İşgalden vatan topraklarımızı kurtaran Atatürk ve arkadaşları, yeni kurdukları bağımsız, lâik ve bir hukuk devleti olan "Türkiye Cumhuriyeti Devleti" ile 624 yıllık çökmüş, köhnemiş, tek kişinin yönettiği 'Osmanlı İmparatorluğu'na son verip, bu aziz topraklar üzerinde genç, demokratik, çağdaş ve medeni ülkeler gibi bir ülke inşa etmişlerdi!.. Kısa zamanda Osmanlı borçlarını ödeyip, yeni yatırımlarla fabrikalar, limanlar, demiryolları yaptılar!.. 'Köy Enstitüleriyle' eğitim, sağlık ve tarımda çığır açtılar!..

Osmanlının iyice yıprandığı son yıllarında, ülkenin her yerinde isyanlar çıktı; çeteler ve efeler dağlara hâkim oldu, zaptiye bunlarla baş edemez haldeydi!.. 1830 yılında Atçalı Kel Memet, Aydın Vilayetini bastı, okuma-yazma bilmediği halde kendini Vali ilân edip; "Vali-i vilayet, hademe-i devlet, Atçalı Kel Memet" yani; "Vilayetin Valisi, devletin hademesi Atçalı Kel Memet" yazılı mühürle fermanlar yayımlayıp, bir süre Aydın'ı yönetmiş, Osmanlı Zaptiyesi ve Ağaların baskısından bunalmış olan halk, kendisinden çok memnun kalmıştı.

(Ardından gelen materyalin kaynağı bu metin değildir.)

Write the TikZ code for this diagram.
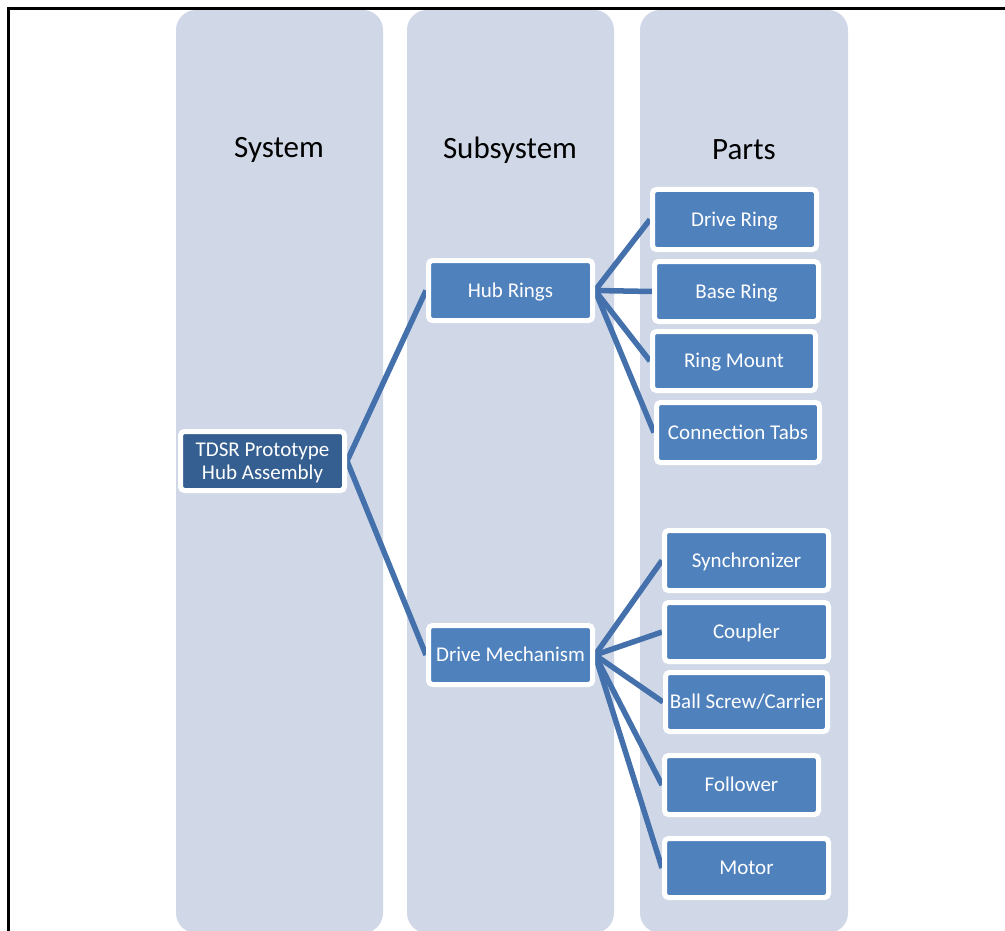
\documentclass[tikz,border=0pt]{standalone}
\usepackage{fontspec}
\setmainfont{Carlito}
\definecolor{colbg}{HTML}{D0D8E8}
\definecolor{nodefill}{HTML}{4F81BD}
\definecolor{topfill}{HTML}{365F91}
\definecolor{linkc}{HTML}{4471AC}
\pgfdeclarelayer{bg}
\pgfdeclarelayer{links}
\pgfsetlayers{bg,links,main}
\tikzset{
  column/.style={fill=colbg, rounded corners=20pt},
  header/.style={font=\fontsize{31}{36}\selectfont, text=black},
  box/.style={draw=white, line width=5pt, fill=nodefill, rounded corners=4pt,
    inner sep=0pt, text=white, align=center, font=\fontsize{21}{23.3}\selectfont,
    minimum width=164pt, minimum height=60pt, text height=13.6pt, text depth=0pt},
  topbox/.style={box, fill=topfill, text height=36.9pt},
  link/.style={draw=linkc, line width=5.5pt},
}
\begin{document}
\begin{tikzpicture}[x=1pt,y=-1pt]
\useasboundingbox (0,0) rectangle (1005,931);
\begin{pgfonlayer}{bg}
\begin{scope}
\clip (0,0) rectangle (1005,931);
\fill[column] (176,10) rectangle (383,933);
\fill[column] (407,10) rectangle (614,933);
\fill[column] (640,10) rectangle (848,933);
\draw[line width=3.5pt, black] (1010,8.5) -- (8.5,8.5) -- (8.5,940);
\end{scope}
\end{pgfonlayer}

\node[header] (hsys) at (279,150) {System};
\node[header] (hsub) at (510,150) {Subsystem};
\node[header] (hpar) at (744,150) {Parts};

\node[topbox, minimum height=59pt] (top) at (262.5,461) {TDSR Prototype\\Hub Assembly};
\node[box] (hub) at (510.5,290.5) {Hub Rings};
\node[box, minimum height=59pt] (drv) at (510.5,655) {Drive Mechanism};
\node[box] (dring) at (734.5,219.5) {Drive Ring};
\node[box] (bring) at (736.5,291.5) {Base Ring};
\node[box, minimum width=163pt, minimum height=59pt] (rmount) at (734,361) {Ring Mount};
\node[box, minimum width=163pt] (ctabs) at (738,432.5) {Connection Tabs};
\node[box] (sync) at (746.5,560.5) {Synchronizer};
\node[box, minimum height=59pt] (coup) at (746.5,632) {Coupler};
\node[box, minimum width=162pt, minimum height=59pt] (ball) at (746.5,702) {Ball Screw/Carrier};
\node[box, minimum width=154pt, minimum height=59pt] (foll) at (741.5,785) {Follower};
\node[box, minimum height=59pt] (motor) at (746.5,868) {Motor};

\begin{pgfonlayer}{links}
\draw[link] (top.east) -- (hub.west);
\draw[link] (top.east) -- (drv.west);
\draw[link] (hub.east) -- (dring.west);
\draw[link] (hub.east) -- (bring.west);
\draw[link] (hub.east) -- (rmount.west);
\draw[link] (hub.east) -- (ctabs.west);
\draw[link] (drv.east) -- (sync.west);
\draw[link] (drv.east) -- (coup.west);
\draw[link] (drv.east) -- (ball.west);
\draw[link] (drv.east) -- (foll.west);
\draw[link] (drv.east) -- (motor.west);
\end{pgfonlayer}
\end{tikzpicture}
\end{document}
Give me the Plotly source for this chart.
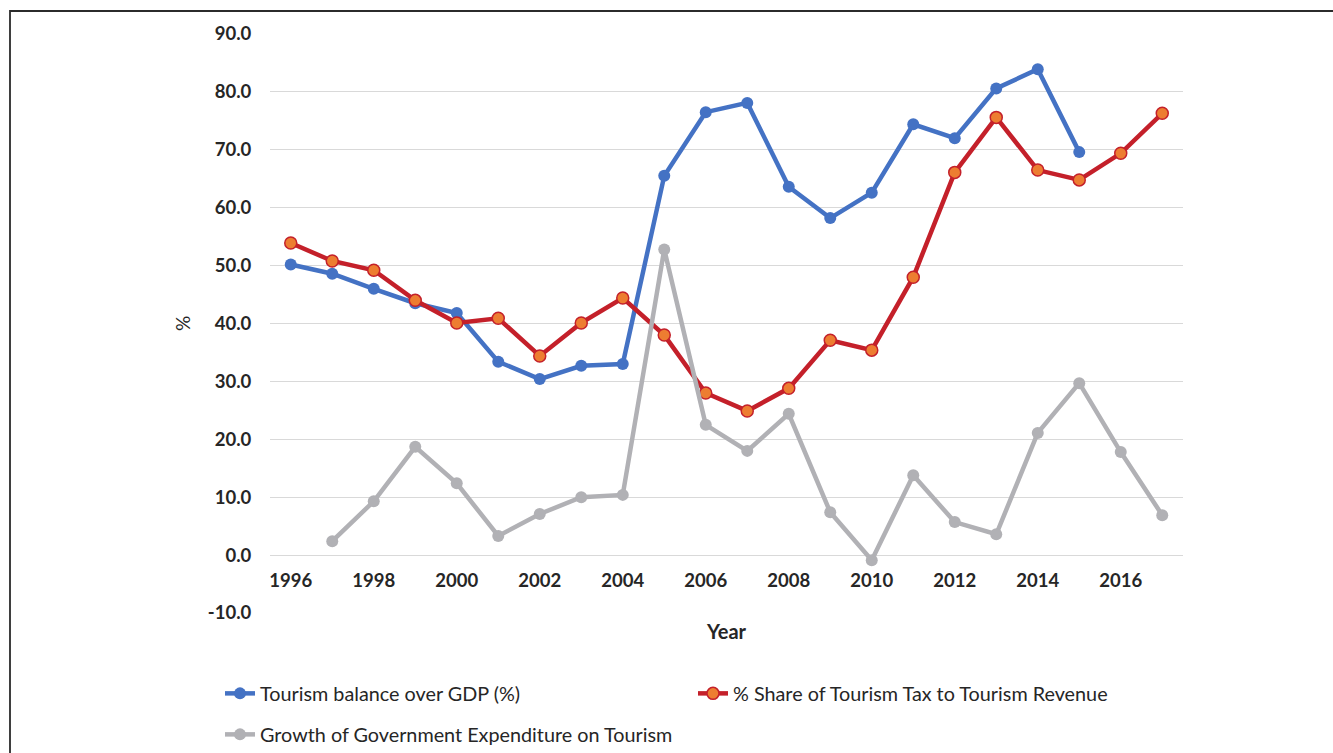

Ödemişli Çakırcalı Mehmet Efe, babası Çakırcalı Ahmet Efeyi kalleşlikle öldüren Boşnak Hasan Çavuş'u vurmak için dağa çıktı, tam 15 yıl dağlarda hüküm sürebilen tek efe oldu, Hasan Çavuş'u ve Mülazım Hüsnü Efendiyi bir pusuda öldürdü!.. Kamalı Zeybek, Posluoğlu ve birçok Rum Çeteyi dağlardan temizledi, zenginlerden aldıklarını fakir fukaraya dağıttı, köprüler yaptırdı, halkın çok sevdiği biri oldu, adına türküler yakıldı: "İzmir'in kavakları/ Dökülür yaprakları/ Bize de derler Çakıcı/ Yâr fidan boylum/ Yakarız konakları!.." gibi.

Dikkat edilirse, o eski türkülerde hep bir 'Konak, Köşk, Saray, Zaptiye, Ağa' düşmanlığı vardır!.. İşte bu, halkın uğradığı baskılara müzikle isyan etmek demekti!.. Cumhuriyet, halkımızı bu Saray-Konak-Ağa baskılarından kurtarıp, yönetimi kendilerine vermiştir!.. Son yıllarda bunu yine tersine çevirmeye çalışanları görüyoruz, hiç merak etmeyiniz, asla başarılı olamayacaklar, Türkiye Cumhuriyeti ilelebet payidar kalacaktır!..           Sakin KOŞAR.